Kristianstads Fotbollsarena
- Interactive map of Kristianstads Fotbollsarena
- Address: Poppelvägen 12, 291 59 Kristianstad, Sweden
- Coordinates: 56°01′03″N 14°08′22″E﻿ / ﻿56.017598°N 14.139435°E
- Capacity: 2,500^{[citation needed]}
- Surface: Hybrid

Construction
- Opened: 2018

Tenants
- Kristianstads DFF (women's football) Kristianstad FC (men's football) Kristianstad Predators (American football)

= Kristianstads Fotbollsarena =

Football stadium in Kristianstad, Sweden

Kristianstads Fotbollsarena (lit. 'Kristianstad's Football Arena') is a football stadium in Kristianstad, Skåne County, Sweden. The arena opened in April 2018 and is the home stadium of two teams, women's Damallsvenskan club Kristianstads DFF and men's Division 2 club Kristianstad FC.

In 2013, local clubs in several sports proposed to develop the area around Kristianstads Arena to include more sports facilities. The first new stadium was Kristianstads Fotbollarena. It was opened in April 2018 by women's national team manager Peter Gerhardsson as well as two local politicians, followed by intra-Scanian derbies for both men and women (Kristianstads DFF vs. Vittsjö GIK and Kristianstad FC vs. Lunds BK). On the second day, there would be activities for visitors as well as an American football match.

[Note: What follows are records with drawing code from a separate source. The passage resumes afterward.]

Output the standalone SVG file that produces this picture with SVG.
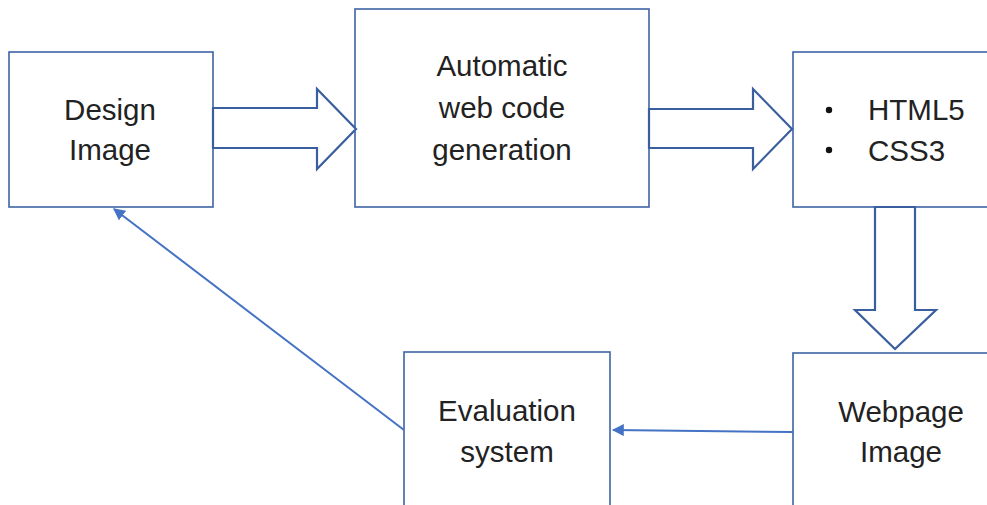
<svg xmlns="http://www.w3.org/2000/svg" width="987" height="505" viewBox="0 0 987 505">
  <defs>
    <style>
      .box { fill: #ffffff; stroke: #3f63a4; stroke-width: 1.6; }
      .block { fill: #ffffff; stroke: #3a5f9e; stroke-width: 2.2; stroke-linejoin: miter; }
      .link { fill: none; stroke: #4472c4; stroke-width: 2; }
      .label { font-family: "Liberation Sans", Arial, sans-serif; font-size: 29.5px; fill: #222222; text-anchor: middle; }
      .item { font-family: "Liberation Sans", Arial, sans-serif; font-size: 29.5px; fill: #222222; }
    </style>
    <marker id="tip" viewBox="0 0 10 10" refX="9" refY="5" markerWidth="6" markerHeight="6" orient="auto" markerUnits="strokeWidth">
      <path d="M0,0 L10,5 L0,10 z" fill="#4472c4"/>
    </marker>
  </defs>

  <rect width="987" height="505" fill="#ffffff"/>

  <g id="design-image">
    <rect class="box" x="9" y="52" width="204" height="155"/>
    <text class="label" x="110" y="120">Design</text>
    <text class="label" x="110" y="160">Image</text>
  </g>

  <g id="code-generation">
    <rect class="box" x="355" y="9" width="294" height="198"/>
    <text class="label" x="502" y="76">Automatic</text>
    <text class="label" x="502" y="118">web code</text>
    <text class="label" x="502" y="160">generation</text>
  </g>

  <g id="html-css">
    <rect class="box" x="793" y="52" width="200" height="155"/>
    <circle cx="829" cy="110" r="3.2" fill="#111111"/>
    <circle cx="829" cy="150" r="3.2" fill="#111111"/>
    <text class="item" x="868" y="120">HTML5</text>
    <text class="item" x="868" y="161">CSS3</text>
  </g>

  <g id="webpage-image">
    <rect class="box" x="793" y="353" width="200" height="160"/>
    <text class="label" x="901" y="422">Webpage</text>
    <text class="label" x="901" y="462">Image</text>
  </g>

  <g id="evaluation-system">
    <rect class="box" x="404" y="352" width="206" height="160"/>
    <text class="label" x="507" y="421">Evaluation</text>
    <text class="label" x="507" y="462">system</text>
  </g>

  <g id="connectors">
    <!-- hollow block arrows -->
    <polygon class="block" points="213,108 317,108 317,89 356,129 317,169 317,148 213,148"/>
    <polygon class="block" points="649,109 753,109 753,89 792,129 753,169 753,148 649,148"/>
    <polygon class="block" points="875,207 915,207 915,310 936,310 895,349 855,310 875,310"/>
    <!-- thin feedback lines -->
    <line class="link" x1="793" y1="432" x2="613" y2="430" marker-end="url(#tip)"/>
    <line class="link" x1="404" y1="430" x2="114" y2="209" marker-end="url(#tip)"/>
  </g>
</svg>
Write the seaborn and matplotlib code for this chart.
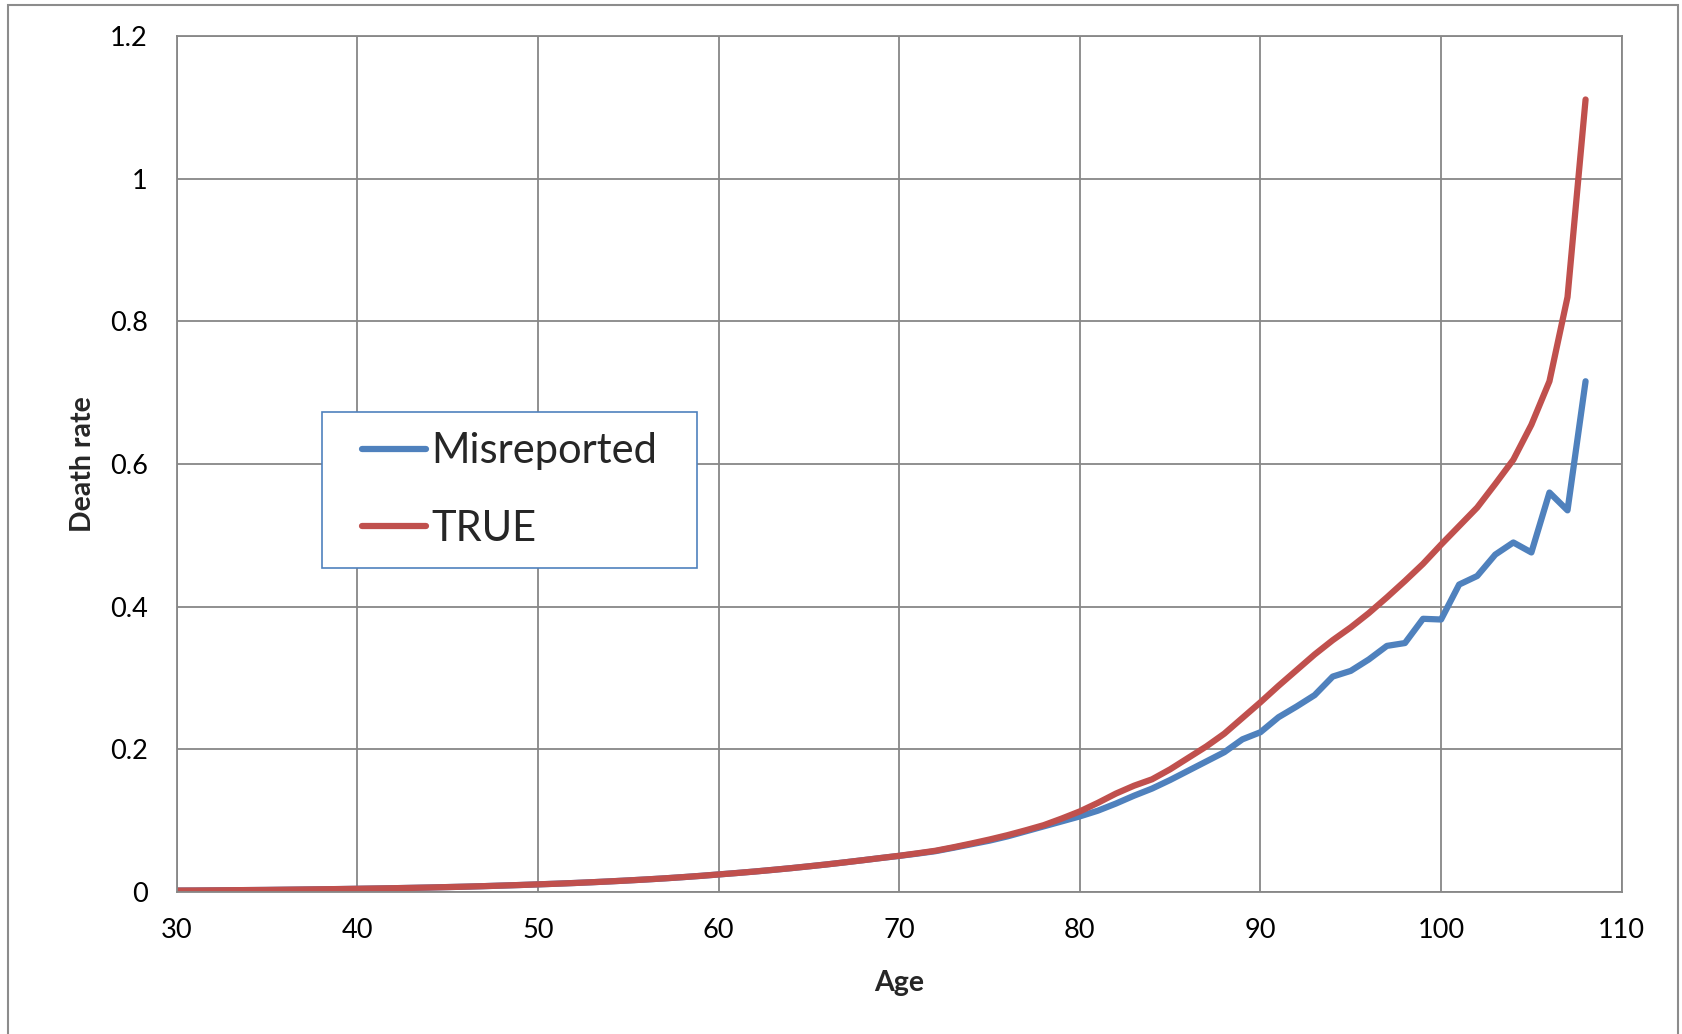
import matplotlib
matplotlib.use("Agg")
import matplotlib.pyplot as plt
from matplotlib.patches import Rectangle
from matplotlib.ticker import FuncFormatter, MultipleLocator
import pandas as pd
import seaborn as sns

# Age range of the life table
ages = list(range(30, 109))

# Death rates by single year of age, true values
true_rate = [
    0.0020, 0.0021, 0.0023, 0.0025, 0.0027, 0.0029, 0.0032, 0.0035, 0.0038, 0.0041,
    0.0045, 0.0049, 0.0053, 0.0058, 0.0063, 0.0069, 0.0075, 0.0082, 0.0090, 0.0098,
    0.0107, 0.0116, 0.0126, 0.0137, 0.0149, 0.0162, 0.0176, 0.0191, 0.0208, 0.0226,
    0.0246, 0.0266, 0.0287, 0.0310, 0.0334, 0.0360, 0.0387, 0.0416, 0.0446, 0.0477,
    0.0508, 0.0542, 0.0578, 0.0627, 0.0680, 0.0736, 0.0797, 0.0865, 0.0937, 0.1030,
    0.1130, 0.1250, 0.1380, 0.1490, 0.1580, 0.1720, 0.1880, 0.2040, 0.2220, 0.2440,
    0.2660, 0.2890, 0.3110, 0.3330, 0.3530, 0.3710, 0.3910, 0.4130, 0.4360, 0.4600,
    0.4870, 0.5130, 0.5390, 0.5720, 0.6060, 0.6550, 0.7160, 0.8340, 1.1110,
]

# Death rates computed from misreported ages
misreported_rate = [
    0.0020, 0.0021, 0.0023, 0.0025, 0.0027, 0.0029, 0.0032, 0.0035, 0.0038, 0.0041,
    0.0045, 0.0049, 0.0053, 0.0058, 0.0063, 0.0069, 0.0075, 0.0082, 0.0090, 0.0098,
    0.0107, 0.0116, 0.0126, 0.0137, 0.0149, 0.0162, 0.0176, 0.0191, 0.0208, 0.0226,
    0.0246, 0.0266, 0.0287, 0.0310, 0.0334, 0.0360, 0.0387, 0.0416, 0.0446, 0.0477,
    0.0506, 0.0538, 0.0572, 0.0620, 0.0670, 0.0720, 0.0780, 0.0850, 0.0920, 0.0990,
    0.1060, 0.1140, 0.1240, 0.1350, 0.1450, 0.1570, 0.1700, 0.1830, 0.1960, 0.2140,
    0.2240, 0.2450, 0.2600, 0.2760, 0.3020, 0.3100, 0.3260, 0.3450, 0.3490, 0.3830,
    0.3820, 0.4310, 0.4430, 0.4730, 0.4900, 0.4760, 0.5600, 0.5350, 0.7160,
]

series_names = ["Misreported", "TRUE"]
series_colors = ["#4F81BD", "#C0504D"]

df = pd.concat([
    pd.DataFrame({"Age": ages, "Death rate": misreported_rate, "Series": series_names[0]}),
    pd.DataFrame({"Age": ages, "Death rate": true_rate, "Series": series_names[1]}),
])

sns.set_style("white")
plt.rcParams["font.family"] = ["Lato", "DejaVu Sans"]

grid_color = "#878787"

fig = plt.figure(figsize=(16.83, 10.34), dpi=100)
ax = fig.add_axes([176.7 / 1683, 1 - 892 / 1034, (1621.7 - 176.7) / 1683, (892 - 36) / 1034])

sns.lineplot(data=df, x="Age", y="Death rate", hue="Series",
             palette=dict(zip(series_names, series_colors)),
             linewidth=4.5, ax=ax, legend=False,
             solid_capstyle="round", solid_joinstyle="round")

ax.set_xlim(30, 110)
ax.set_ylim(0, 1.2)
ax.xaxis.set_major_locator(MultipleLocator(10))
ax.yaxis.set_major_locator(MultipleLocator(0.2))
ax.yaxis.set_major_formatter(FuncFormatter(lambda v, _: f"{v:g}"))

ax.grid(True, color=grid_color, linewidth=1.3)
ax.set_axisbelow(True)
for sp in ax.spines.values():
    sp.set_color(grid_color)
    sp.set_linewidth(1.3)

ax.tick_params(axis="both", which="major", direction="out", length=7,
               width=1.3, color=grid_color, labelsize=19.5, labelcolor="black")
ax.tick_params(axis="y", pad=14)
ax.tick_params(axis="x", pad=12)

ax.set_xlabel("Age", fontsize=20.5, fontweight="bold", labelpad=19)
ax.set_ylabel("Death rate", fontsize=20.5, fontweight="bold", labelpad=10)

# Legend box
ax.add_patch(Rectangle(((322 - 176.7) / 1445, (892 - 568) / 856), 375 / 1445, 156 / 856,
                       transform=ax.transAxes, facecolor="white",
                       edgecolor="#4F81BD", linewidth=1.2, zorder=5))
handles = [plt.Line2D([], [], color=c, linewidth=4.5, solid_capstyle="round")
           for c in series_colors]
leg = ax.legend(handles, series_names, loc="center",
                bbox_to_anchor=((509.5 - 176.7) / 1445, (892 - 490) / 856),
                frameon=False, fontsize=30, handlelength=1.55, handletextpad=0.12,
                labelspacing=0.95, borderpad=0)
leg.set_zorder(6)

# Chart area border
fig.patches.append(Rectangle((8 / 1683, -0.02), (1678 - 8) / 1683, 1.02 - 5 / 1034,
                             transform=fig.transFigure, fill=False,
                             edgecolor="#8c8c8c", linewidth=1.5))

fig.savefig("out.png", dpi=100, facecolor="white")
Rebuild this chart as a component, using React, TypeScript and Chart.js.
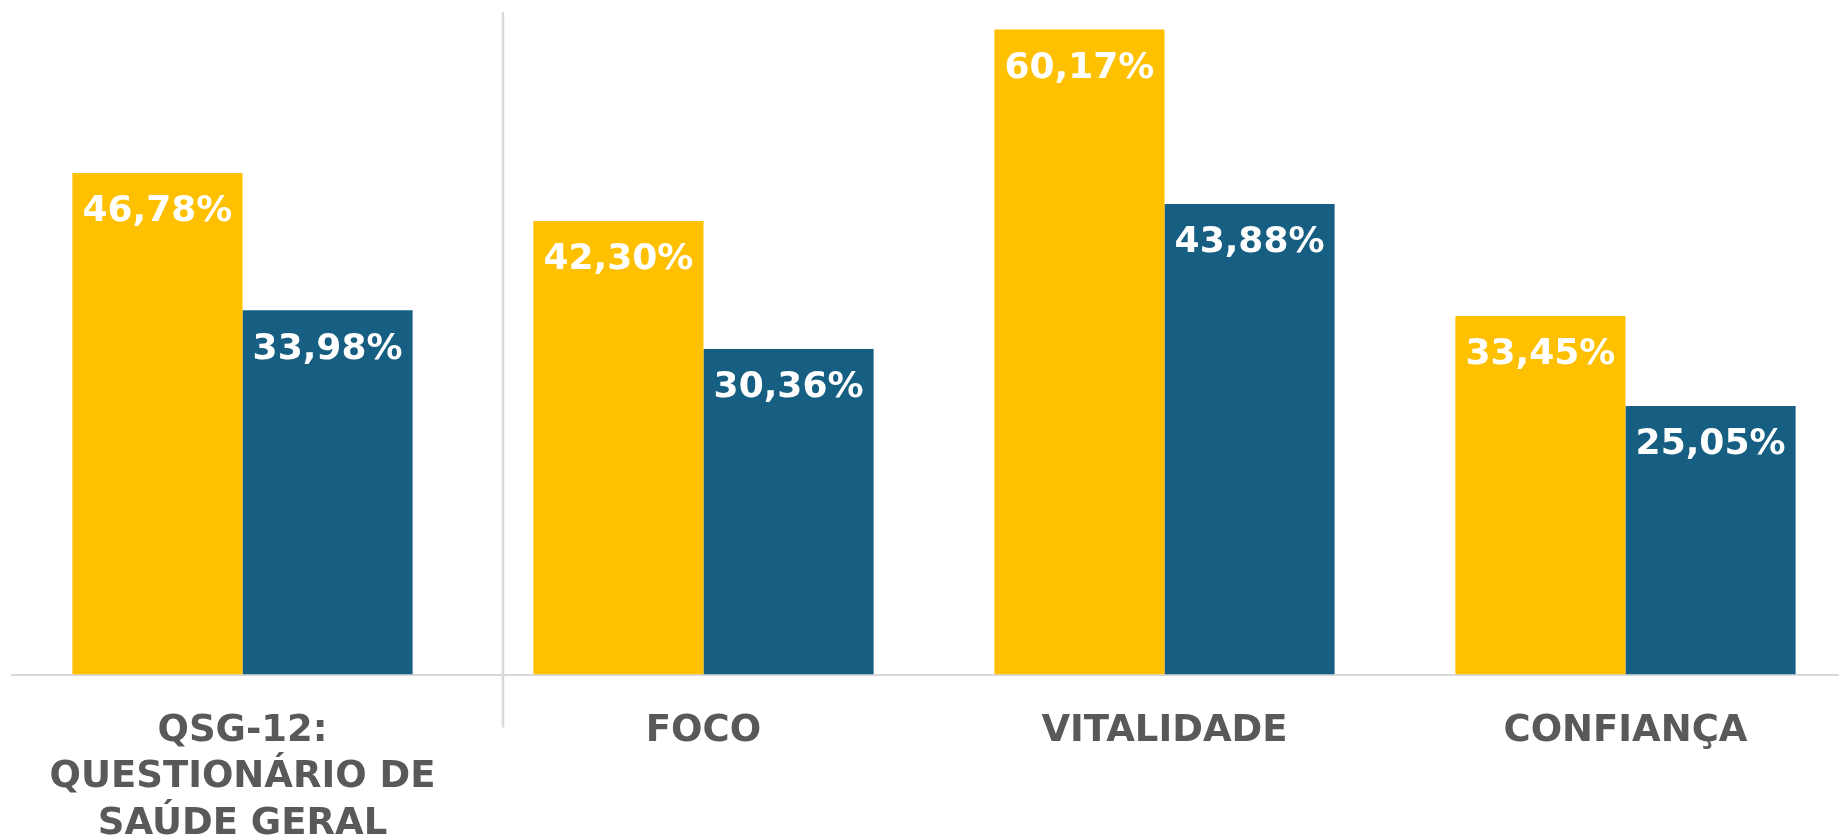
import React, { useEffect, useRef } from "react";
import { Chart, registerables } from "chart.js";

Chart.register(...registerables);

const categories: (string | string[])[] = [
  ["QSG-12:", "QUESTIONÁRIO DE", "SAÚDE GERAL"],
  "FOCO",
  "VITALIDADE",
  "CONFIANÇA",
];
const seriesYellow = [46.78, 42.3, 60.17, 33.45];
const seriesBlue = [33.98, 30.36, 43.88, 25.05];

const YELLOW = "#FFC000";
const BLUE = "#175F82";
const GRID = "#D9D9D9";
const LABEL_GREY = "#595959";
const FONT = "'DejaVu Sans', sans-serif";
const SEPARATOR_AT = 0.565; // position in category units

const fmt = (v: number) => v.toFixed(2).replace(".", ",") + "%";

const dataLabels = {
  id: "dataLabels",
  afterDatasetsDraw(chart: any) {
    const { ctx } = chart;
    ctx.save();
    ctx.fillStyle = "#FFFFFF";
    ctx.font = `bold 36px ${FONT}`;
    ctx.textAlign = "center";
    ctx.textBaseline = "middle";
    chart.data.datasets.forEach((ds: any, di: number) => {
      const meta = chart.getDatasetMeta(di);
      meta.data.forEach((el: any, i: number) => {
        ctx.fillText(fmt(ds.data[i]), el.x, el.y + 39);
      });
    });
    ctx.restore();
  },
};

const separator = {
  id: "separator",
  afterDraw(chart: any) {
    const { ctx, chartArea } = chart;
    const x = chart.scales.x.getPixelForValue(SEPARATOR_AT);
    ctx.save();
    ctx.strokeStyle = GRID;
    ctx.lineWidth = 2.5;
    ctx.beginPath();
    ctx.moveTo(x, chartArea.top);
    ctx.lineTo(x, chartArea.bottom + 53);
    ctx.stroke();
    ctx.restore();
  },
};

export default function App() {
  const ref = useRef<HTMLCanvasElement | null>(null);
  useEffect(() => {
    if (!ref.current) return;
    const chart = new Chart(ref.current, {
      type: "bar",
      data: {
        labels: categories,
        datasets: [
          {
            data: seriesYellow,
            backgroundColor: YELLOW,
            borderWidth: 0,
            categoryPercentage: 0.738,
            barPercentage: 1.0,
          },
          {
            data: seriesBlue,
            backgroundColor: BLUE,
            borderWidth: 0,
            categoryPercentage: 0.738,
            barPercentage: 1.0,
          },
        ],
      },
      options: {
        responsive: false,
        animation: false,
        layout: { padding: { left: 12, right: 14, top: 12, bottom: 0 } },
        plugins: {
          legend: { display: false },
          tooltip: { enabled: false },
        },
        scales: {
          x: {
            offset: true,
            grid: { display: false, drawTicks: false, tickLength: 0 },
            border: { display: true, color: GRID, width: 2 },
            ticks: {
              color: LABEL_GREY,
              font: { family: FONT, size: 37, weight: "bold", lineHeight: 1.25 },
              padding: 34,
              maxRotation: 0,
              autoSkip: false,
            },
            afterFit: (scale: any) => {
              scale.height = 160.5;
            },
          },
          y: {
            display: false,
            min: 0,
            max: 61.8,
            grid: { display: false },
          },
        },
      },
      plugins: [dataLabels, separator],
    } as any);
    return () => chart.destroy();
  }, []);
  return (
    <div
      style={{
        position: "absolute",
        left: 0,
        top: 0,
        width: 1839,
        height: 835,
        overflow: "hidden",
        background: "#FFFFFF",
      }}
    >
      <canvas ref={ref} width={1870} height={835} style={{ display: "block", width: 1870, height: 835 }} />
    </div>
  );
}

Hybrid grass, a mixture of natural grass and artificial turf, was chosen for the playing surface. It became one of the least liked pitches in the Damallsvenskan.

In 2021 it was used for the 2021–22 UEFA Women's Champions League qualifying mini-tournament featuring Kristianstad and three other clubs.

Nosaby IF, which is based elsewhere in Kristianstad Municipality, applied to play at the arena in both 2022 and 2024, but were turned down in order to limit the number of matches held at the arena. Only "elite teams" could come into consideration.

The stadium is also used by American football team Kristianstad Predators, as well as select matches for the Sweden national youth team in the same sport.

==Facilities==
The catering at the stadium would be done by Skepparslövs Golfkro, a golf course café at Skepparslöv.